SA siblings back home after Saudi jail ordeal

File photo

File photo

Published Oct 12, 2016

Share

Port Elizabeth - Islamic teacher Nazier Desai threw his arms around his children, Huda and Sha-Wali-Ullah, when they arrived through the gates of Port Elizabeth Airport on Monday.

The two had been detained for 11 months at a maximum security prison in Saudi Arabia without having been charged. 

Desai, of Port Elizabeth, told POST on Tuesday that while he was filled with joy, he felt pain that his other daughter, Yumna, 27, and son, Sha-Wasi-Ullah, 25, were still detained at Zahban Military Prison in Jeddah.

He said he intended returning to Saudi Arabia in about a week, when he hoped to meet government officials and prison authorities to plead his case that they be released and get answers on their arrest.

Four of his 10 children, who were studying and working in Saudi Arabia, were arrested on November 22 last year. Desai said someone had reported them and they were detained under the country’s “vague” Security Act.

But soon after their incarceration, he said, prison officials apologised for the wrongful arrests.

“There was no shred of evidence that my children did something wrong or were part of any illegal activities.

“The girls were working, teaching English, and my sons were completing their bachelor degrees in Islamic studies.

“They said they would release my children, but look how long it took for them to free Huda and Sha-Wali-Ullah. I don’t know how long it will take for Yumna and Sha-Wasi-Ullah to be freed.”

Desai said that when he visited his four children for the first time in March, with his wife and a daughter, it was stressful.

“But we could not show them we were tearing up. I had never been to a prison before, so imagine visiting your children at a maximum security prison of political prisoners.”

He said he visited again a few months later.

His daughter, Huda, 33, said she could not sleep on Monday night and had not eaten because she was so happy to be home and reunited with her 8-year-old daughter.

“It was overwhelming to see my mommy and daddy and my family at the airport,” she said.

“The highlight was seeing my daughter. She is my everything. At first, she was reluctant to speak to me and for me to hold her but that night we slept in the same bed and she is slowing adjusting to having me back. But she is angry for what has happened.”

Huda said she travelled to Saudi Arabia last year where she worked as an English teacher. She wanted to make a home there for herself and her daughter, who was born in the country.
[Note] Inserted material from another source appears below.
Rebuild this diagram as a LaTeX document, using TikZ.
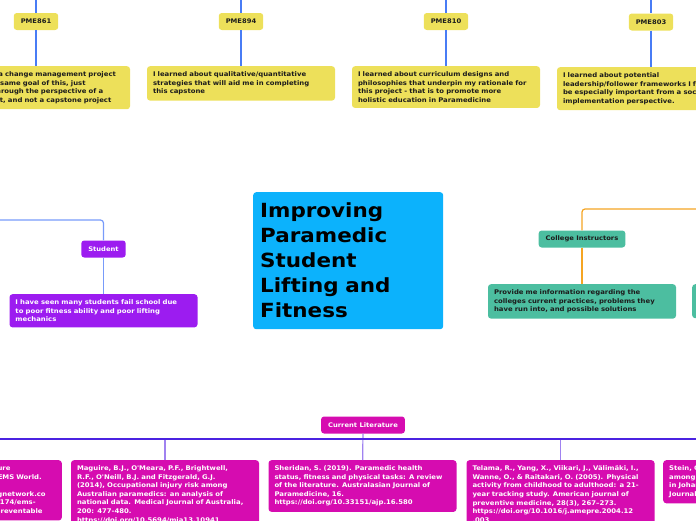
\documentclass[tikz,border=0pt]{standalone}
\usepackage{fontspec}
\setmainfont{DejaVu Sans}
\newfontfamily\mapfont{DejaVu Sans}[FakeStretch=1.075]
\newfontfamily\topicfont{DejaVu Sans}[FakeStretch=1.1]
\definecolor{mapyellow}{RGB}{237,224,90}
\definecolor{mapteal}{RGB}{76,190,160}
\definecolor{mappurple}{RGB}{156,28,240}
\definecolor{mapmagenta}{RGB}{214,12,176}
\definecolor{mapblue}{RGB}{12,178,252}
\definecolor{mapink}{RGB}{28,28,28}
\definecolor{linkblue}{RGB}{72,124,245}
\definecolor{linklight}{RGB}{120,155,250}
\definecolor{linkorange}{RGB}{245,165,35}
\definecolor{linkviolet}{RGB}{75,35,225}
\definecolor{linklavender}{RGB}{160,130,240}

\begin{document}
\begin{tikzpicture}[x=1pt,y=-1pt,
  tag/.style={rounded corners=3pt,font=\mapfont\fontsize{6.3}{8}\selectfont\bfseries,inner xsep=7pt,inner ysep=0pt,minimum height=17pt},
  note/.style={rounded corners=3pt,font=\mapfont\fontsize{6.4}{8.6}\selectfont\bfseries,text width=176pt,inner xsep=6pt,inner ysep=5.5pt,align=left,anchor=north},
  link/.style={line width=1.2pt}]

  \useasboundingbox (0,0) rectangle (696,520);
  \clip (0,0) rectangle (696,520);

  % courses on top
  \coordinate (top861) at (36,0);
  \coordinate (top894) at (241,0);
  \coordinate (top810) at (446,0);
  \coordinate (top803) at (651,0);

  \node[tag,fill=mapyellow,text=mapink] (pme861) at (36,21.5) {PME861};
  \node[tag,fill=mapyellow,text=mapink] (pme894) at (241,21.5) {PME894};
  \node[tag,fill=mapyellow,text=mapink] (pme810) at (446,21.5) {PME810};
  \node[tag,fill=mapyellow,text=mapink] (pme803) at (651,22) {PME803};

  \node[note,fill=mapyellow,text=mapink] (txt861) at (36,66) {I worked out a change management project\\ that held the same goal of this, just\\ but viewed through the perspective of a\\ IT department, and not a capstone project};
  \node[note,fill=mapyellow,text=mapink] (txt894) at (241,66) {I learned about qualitative/quantitative\\ strategies that will aid me in completing\\ this capstone};
  \node[note,fill=mapyellow,text=mapink] (txt810) at (446,66) {I learned about curriculum designs and\\ philosophies that underpin my rationale for\\ this project - that is to promote more\\ holistic education in Paramedicine};
  \node[note,fill=mapyellow,text=mapink] (txt803) at (651,67) {I learned about potential\\ leadership/follower frameworks I feel will\\ be especially important from a social\\ implementation perspective.};

  \path[link,draw=linkblue]
   (top861) edge (pme861)
   (pme861) edge (txt861)
   (top894) edge (pme894)
   (pme894) edge (txt894)
   (top810) edge (pme810)
   (pme810) edge (txt810)
   (top803) edge (pme803)
   (pme803) edge (txt803);

  % central topic
  \node[rounded corners=3pt,fill=mapblue,text=black,font=\topicfont\fontsize{19.5}{25}\selectfont\bfseries,
    minimum width=190pt,minimum height=137pt,text width=176pt,inner xsep=7pt,align=left,anchor=north west] (topic) at (253,192)
    {Improving\\ Paramedic\\ Student\\ Lifting and\\ Fitness};

  % student branch
  \coordinate (stuin) at (0,220);
  \node[tag,fill=mappurple,text=white] (student) at (103.5,249) {Student};
  \node[note,fill=mappurple,text=white] (stutxt) at (103.5,294) {I have seen many students fail school due\\ to poor fitness ability and poor lifting\\ mechanics};
  \draw[link,draw=linklight,rounded corners=3pt] (stuin) -| (student);
  \draw[link,draw=linklight] (student) -- (stutxt);

  % college branch
  \coordinate (colin) at (696,209);
  \node[tag,fill=mapteal,text=mapink] (college) at (582,239) {College Instructors};
  \node[note,fill=mapteal,text=mapink] (coltxt) at (582,284) {Provide me information regarding the\\ colleges current practices, problems they\\ have run into, and possible solutions};
  \node[note,fill=mapteal,anchor=north west,minimum height=34pt] (coltxt2) at (692,284) {};
  \draw[link,draw=linkorange,rounded corners=3pt] (colin) -| (college);
  \draw[link,draw=linkorange] (college) -- (coltxt);

  % literature branch
  \coordinate (litleft) at (0,439);
  \coordinate (litright) at (696,439);
  \node[tag,fill=mapmagenta,text=white] (lit) at (363,425) {Current Literature};

  \node[note,fill=mapmagenta,text=white,anchor=north east] (ref1) at (62,460) {Ryan, D.J., (2019). Lifting Posture\\ Tasks, with Injury Prevention. EMS World.\\ Retrieved from\\ https://www.hmpgloballearningnetwork.co\\ m/site/ems-world/articles/1221174/ems-\\ lifting-injuries-are-commonly-preventable};
  \node[note,fill=mapmagenta,text=white] (ref2) at (165,460) {Maguire, B.J., O'Meara, P.F., Brightwell,\\ R.F., O'Neill, B.J. and Fitzgerald, G.J.\\ (2014), Occupational injury risk among\\ Australian paramedics: an analysis of\\ national data. Medical Journal of Australia,\\ 200: 477-480.\\ https://doi.org/10.5694/mja13.10941};
  \node[note,fill=mapmagenta,text=white] (ref3) at (362.5,460) {Sheridan, S. (2019). Paramedic health\\ status, fitness and physical tasks: A review\\ of the literature. Australasian Journal of\\ Paramedicine, 16.\\ https://doi.org/10.33151/ajp.16.580};
  \node[note,fill=mapmagenta,text=white] (ref4) at (560.5,460) {Telama, R., Yang, X., Viikari, J., Välimäki, I.,\\ Wanne, O., \& Raitakari, O. (2005). Physical\\ activity from childhood to adulthood: a 21-\\ year tracking study. American journal of\\ preventive medicine, 28(3), 267–273.\\ https://doi.org/10.1016/j.amepre.2004.12\\ .003};
  \node[note,fill=mapmagenta,text=white,anchor=north west] (ref5) at (663,460) {Stein, C. (2016). Injuries\\ among emergency care workers\\ in Johannesburg. African\\ Journal of Emergency Medicine};

  \path[link,draw=linklavender]
   (lit) edge (ref3)
   (ref2 |- litleft) edge (ref2)
   (ref4 |- litleft) edge (ref4);
  \draw[link,draw=linkviolet] (litleft) -- (litright);
\end{tikzpicture}
\end{document}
But one day, as she was leaving for work, dozens of armed military officials wearing balaclavas arrested her.

“At first I thought someone, like a neighbour, had done something wrong and they wanted to take me in for questioning.”

She said she was taken to Aseer Prison where she was jailed. Huda refused to eat or drink water. She sat on the cement floor praying.

By the fourth day, she was allowed to call home and speak to her daughter. “We have never been apart and for me to hear her voice was the best medicine.”

She was later taken to Zahban Military Prison where she shared a cell with her sister.

Her brothers, she said, were in the men’s section of the same prison and also shared a cell.

“My sister and I slept together, sometimes holding hands, so you can imagine how I felt when the prison officials gave me five minutes to get ready to leave.

“Yumna helped me pack my clothing. She was trying to be brave but we were both crying. It was traumatising. The last time I saw her was when the gate was closed on her face as I left.”

She said she and her brother were transferred to the airport under restraints and were blindfolded.

They were only truly free, she said, on returning home. “I lost my job, my home and came back with nothing. The worst thought was being separated from my baby.”

Asked if she would return, she said: “I want to go back to prove to them that I am innocent. If I could even go back today, even for two minutes, just to see my sister, I would do it in a heartbeat.”

Huda said that from this experience, her faith had increased tenfold. “I haven’t felt closer to Him than during this time.”